Стихотворения
Опубликовано в журнале Дети Ра, номер 2, 2023
Вадим Муратханов — поэт, прозаик, переводчик. Родился в 1974 году во Фрунзе (ныне Бишкек). Окончил факультет зарубежной филологии Ташкентского государственного университета. Автор восьми книг. Лауреат премии журнала «Дружба народов» (2020). Соредактор журнала «Интерпоэзия». С 2006 года живет в Подмосковье.
* * *
С тобой все выглядит не так,
как принято: больней и резче.
Словно поднялся на чердак,
где спят диковинные вещи.
Какие странные часы:
в них стрелки (двадцать и двенадцать),
как сумасшедшие усы,
топорщатся и шевелятся,
со временем утратив связь.
Так жизнь мелькнет и растворится
в колодце безучастных глаз.
И дверь со скрипом затворится.
* * *
Попробуй, стань примерным мужем,
зарядку делай по утрам.
Широк был путь, а нынче сужен,
зато и освещен, и прям.
От них ни «ах!», ни взмахов веера,
фанфары туш не затрубят.
Их невнимательная вера
наградой будет для тебя.
* * *
Домой из городских очередей
обрывки судеб ты приносишь часто,
хотя еще ничуть не чародей
и не умеешь с ними обращаться.
Не сокрушайся — изобретено
другое средство делать жизнь счастливей:
миндаль, оливки, красное вино,
мохнатая картофелинка киви.
ДА, Я СКАЛА
Из Пола Саймона
Обычный день;
в глубоком темном декабре
я одинок.
Глядеть в окно на зиму готов я целый век —
на улицу, укутанную в снег.
Да, я скала,
я остров в океане.
Я огражден,
и неприступны стены,
их никому не одолеть.
И дружба не нужна мне — она рождает боль;
куда спокойнее с самим собой.
Да, я скала,
я остров в океане.
Любовь? Ну что ж,
ее отчаянье и слезы
давно лежат на дне души.
Все чувства отгорели и отошли ко сну —
и их будить я больше не рискну.
Да, я скала,
я остров в океане.
Мои тома,
стихи — надежней нет защиты;
я в них отныне как в броне.
Стены, потолок — пускай я одинок,
но мир не прикасается ко мне.
Да, я скала,
я остров в океане.
А скалы не скорбят;
а острова — не плачут.
ИЗ ЦИКЛА «ПОРТРЕТЫ»
1. ОТЕЦ
Есть у отца высокое кресло и свой парикмахер домашний,
восемь детей, несметное множество внуков.
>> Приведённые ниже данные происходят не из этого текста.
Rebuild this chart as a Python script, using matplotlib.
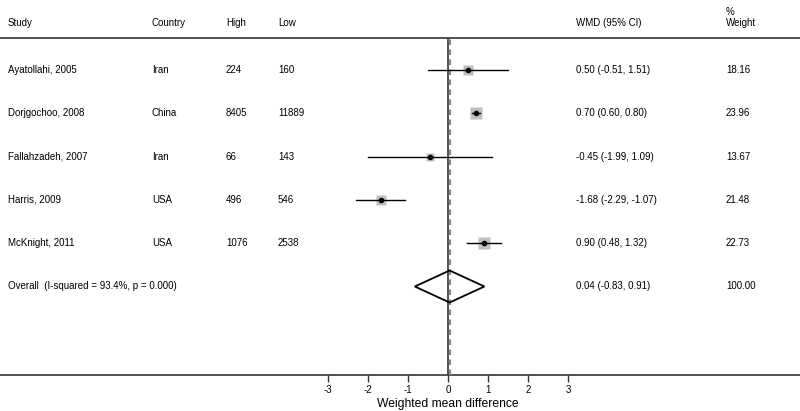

Между двух тополиных стволов скамейку
никто не займет.
И елпигич* с рукоятью узорной
из-под подушки выглядывает.
Все наносное и лишнее
уходит из мира отца:
дальние родичи,
широкие людные площади,
шумный базар, заботы о хлебе и соли.
Русская речь покидает усталую память.
Рядом с ним посиди —
долог день, успеешь набегаться.
Влажные хрипы послушай
в бедном натруженном горле.
Муха бесшумно поверхность стекла изучает.
Плотно сомкнуты веки. Ступай.
Отец отдыхает…
_________________________________
* Елпигич — флажок с вращающимся полотнищем, разновидность веера.
2. ЛИДИЯ АНДРЕЕВНА
Сливаясь с паром,
плавится мороз.
Сугробов синие иголки
у школьного крыльца
покалывают зренье.
Печальная наставница с чертами
Пьеро, вооруженная гитарой,
проводит вечер памяти. Одно
окно освещено
во всей огромной школе.
Вокруг Андрей, Татьяна, Света с Колей.
Возможно ли, чтоб вера не погасла?
Закат за новую зарю не примут —
и года не пройдет, как снимут галстуки
и выбросят значки.
Приходит муж, чтобы романс исполнить.
Всего семь нот —
а за душу берет.
И ненадолго вспыхивает вера.
Но вот уже допет троллейбус синий,
все чаще Сева смотрит на часы,
и за окном стоит не наша эра.
3. КАТКОВ
Доктор Катков,
вырезавший мне гланды,
помню боль от твоих блестящих щипцов,
смутно — руки в рукавах белоснежных и плечи,
и совсем не помню лица.
Ветер колышет
желтые травы.
Полустертый портрет на гранитном камне
возвышается над оградками пациентов.